Beyond Peak: What Endures

The infrastructure retailers have built for Ramadan won't disappear post-Eid. Advanced forecasting systems, real-time inventory tracking, and AI personalization now form the operational baseline. Retailers who invested in these technologies during peak season retain the advantage year-round.

Similarly, the shift toward omnichannel separation—some customers going pure online, others staying offline—appears structural. The United Arab Emirates retail sector is unlikely to reverse this trend. Instead, retailers will continue optimizing for two distinct customer personas rather than chasing an idealized omnichannel middle ground.

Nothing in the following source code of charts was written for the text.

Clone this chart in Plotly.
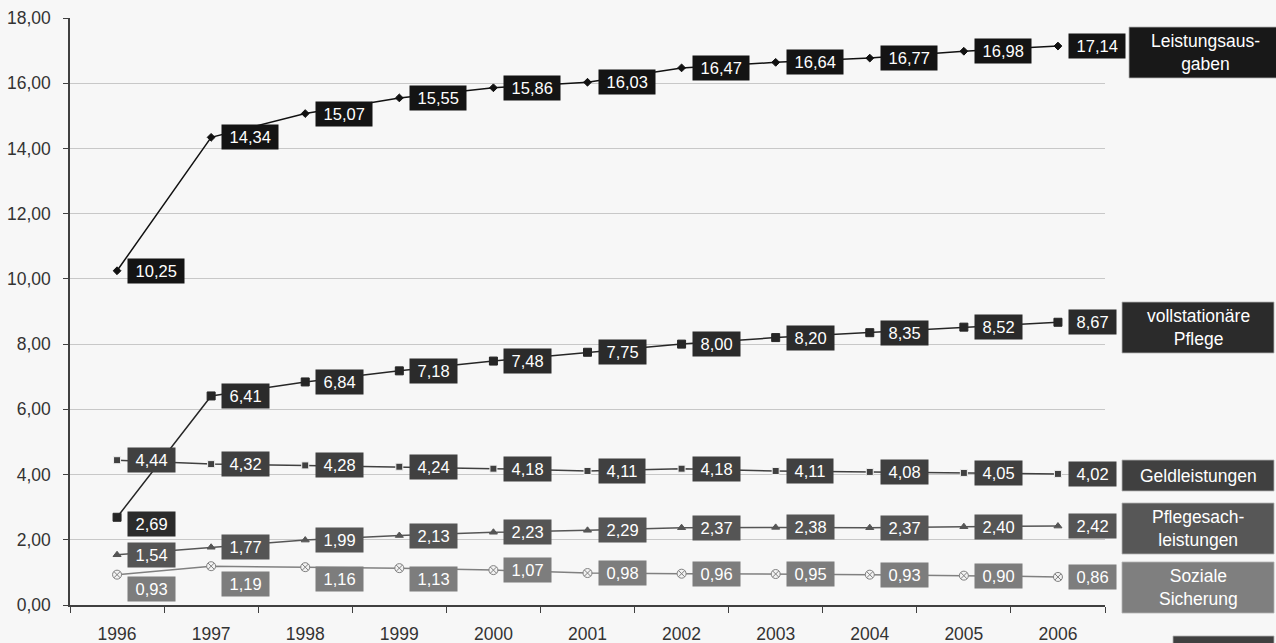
import plotly.graph_objects as go

years = ["1996", "1997", "1998", "1999", "2000", "2001", "2002", "2003", "2004", "2005", "2006"]
leistungsausgaben = [10.25, 14.34, 15.07, 15.55, 15.86, 16.03, 16.47, 16.64, 16.77, 16.98, 17.14]
vollstationaer = [2.69, 6.41, 6.84, 7.18, 7.48, 7.75, 8.00, 8.20, 8.35, 8.52, 8.67]
geldleistungen = [4.44, 4.32, 4.28, 4.24, 4.18, 4.11, 4.18, 4.11, 4.08, 4.05, 4.02]
pflegesach = [1.54, 1.77, 1.99, 2.13, 2.23, 2.29, 2.37, 2.38, 2.37, 2.40, 2.42]
soziale = [0.93, 1.19, 1.16, 1.13, 1.07, 0.98, 0.96, 0.95, 0.93, 0.90, 0.86]

FONT = "Liberation Sans, Arial, sans-serif"
BG = "#f7f7f7"

# plot-area pixel geometry (for fixed side boxes)
L, R, T, B = 70, 1105, 18, 605
W_, H_ = 1276, 643


def px(x):
    return (x - L) / (R - L)


def py(y):
    return (B - y) / (B - T)


series = [
    dict(name="Leistungsausgaben", y=leistungsausgaben, line="#111111", box="#141414",
         symbol="diamond", size=6, mcolor="#111111", mline="#111111",
         yshift=[0] * 11),
    dict(name="vollstationäre Pflege", y=vollstationaer, line="#262626", box="#2b2b2b",
         symbol="square", size=8, mcolor="#262626", mline="#262626",
         yshift=[-7, 0, 0, 0, 0, 0, 0, 0, 0, 0, 0]),
    dict(name="Geldleistungen", y=geldleistungen, line="#404040", box="#404040",
         symbol="square", size=7, mcolor="#404040", mline="#f0f0f0",
         yshift=[0] * 11),
    dict(name="Pflegesachleistungen", y=pflegesach, line="#555555", box="#555555",
         symbol="triangle-up", size=7, mcolor="#555555", mline="#555555",
         yshift=[0] * 11),
    dict(name="Soziale Sicherung", y=soziale, line="#808080", box="#7d7d7d",
         symbol="circle-x", size=9, mcolor="#f2f2f2", mline="#808080",
         yshift=[-14, -18, -12, -11, 0, 0, 0, 0, 0, 0, 0]),
]

fig = go.Figure()
annotations = []
for s in series:
    fig.add_trace(go.Scatter(
        x=years, y=s["y"], mode="lines+markers", name=s["name"],
        line=dict(color=s["line"], width=1.5),
        marker=dict(symbol=s["symbol"], size=s["size"], color=s["mcolor"],
                    line=dict(color=s["mline"], width=1)),
        showlegend=False,
    ))
for s in series:
    for i, v in enumerate(s["y"]):
        annotations.append(dict(
            x=i, y=v, xref="x", yref="y", showarrow=False,
            text="\u00a0" + f"{v:.2f}".replace(".", ",") + "\u00a0",
            font=dict(family=FONT, size=16.5, color="white"),
            bgcolor=s["box"], borderpad=3,
            xanchor="left", yanchor="middle", xshift=10, yshift=s["yshift"][i],
        ))

# side label boxes (pixel positions)
side = [
    ("Leistungsaus-<br>gaben", 1129, 1300, 27, 78, "#181818"),
    ("vollstationäre<br>Pflege", 1122, 1274, 302, 353, "#2b2b2b"),
    ("Geldleistungen", 1122, 1274, 460, 491, "#404040"),
    ("Pflegesach-<br>leistungen", 1122, 1274, 503, 554, "#575757"),
    ("Soziale<br>Sicherung", 1122, 1274, 562, 613, "#7f7f7f"),
    ("", 1173, 1274, 636, 660, "#404040"),
]
shapes = []
for text, x0, x1, y0, y1, col in side:
    shapes.append(dict(type="rect", xref="paper", yref="paper",
                       x0=px(x0), x1=px(x1), y0=py(y1), y1=py(y0),
                       fillcolor=col, line=dict(color="#b4b4b4", width=0.8), layer="above"))
    if text:
        cx = 1198 if x1 <= 1276 else 1205
        annotations.append(dict(
            x=px(cx), y=py((y0 + y1) / 2), xref="paper", yref="paper",
            showarrow=False, text=text, align="center",
            font=dict(family=FONT, size=17.5, color="white"),
            xanchor="center", yanchor="middle",
        ))

fig.update_layout(
    width=W_, height=H_,
    margin=dict(l=L, r=W_ - R, t=T, b=H_ - B),
    paper_bgcolor=BG, plot_bgcolor=BG,
    separators=",.",
    font=dict(family=FONT, size=17, color="#333333"),
    annotations=annotations, shapes=shapes,
    xaxis=dict(type="category", tickson="boundaries", ticks="outside", ticklen=6,
               tickcolor="#404040", showline=True, linecolor="#404040", linewidth=1.5,
               showgrid=False, tickfont=dict(size=17.5, color="#333333"),
               ticklabelstandoff=12, range=[-0.5, 10.5], automargin=False),
    yaxis=dict(range=[0, 18], tick0=0, dtick=2, tickformat=".2f", ticks="outside",
               ticklen=5, tickcolor="#404040", showline=True, linecolor="#404040",
               linewidth=1.5, showgrid=True, gridcolor="#c8c8c8", gridwidth=1,
               zeroline=False, tickfont=dict(size=17.5, color="#333333"),
               ticklabelstandoff=9, automargin=False),
)

fig.write_html("out.html")
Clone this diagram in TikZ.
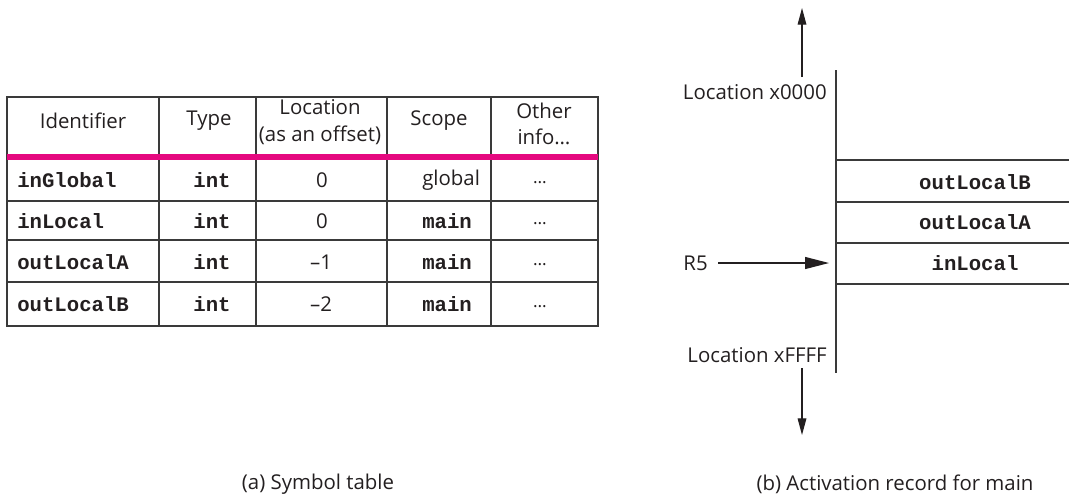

The experience economy's outpacing product sales growth also suggests a rebalancing. Residents, particularly younger families, increasingly prioritize shared experiences—dining, entertainment, activities—over accumulated goods. Malls that recognized this shift early and repositioned accordingly will emerge strongest.

As Eid celebrations begin, retail will continue but with diminished urgency. Post-holiday sales, travel spending, and routine consumption will reclaim dominance. Yet the lessons from this season—anticipatory inventory, data-driven personalization, regulatory compliance as competitive advantage—have permanently altered how the Emirates' retail ecosystem operates.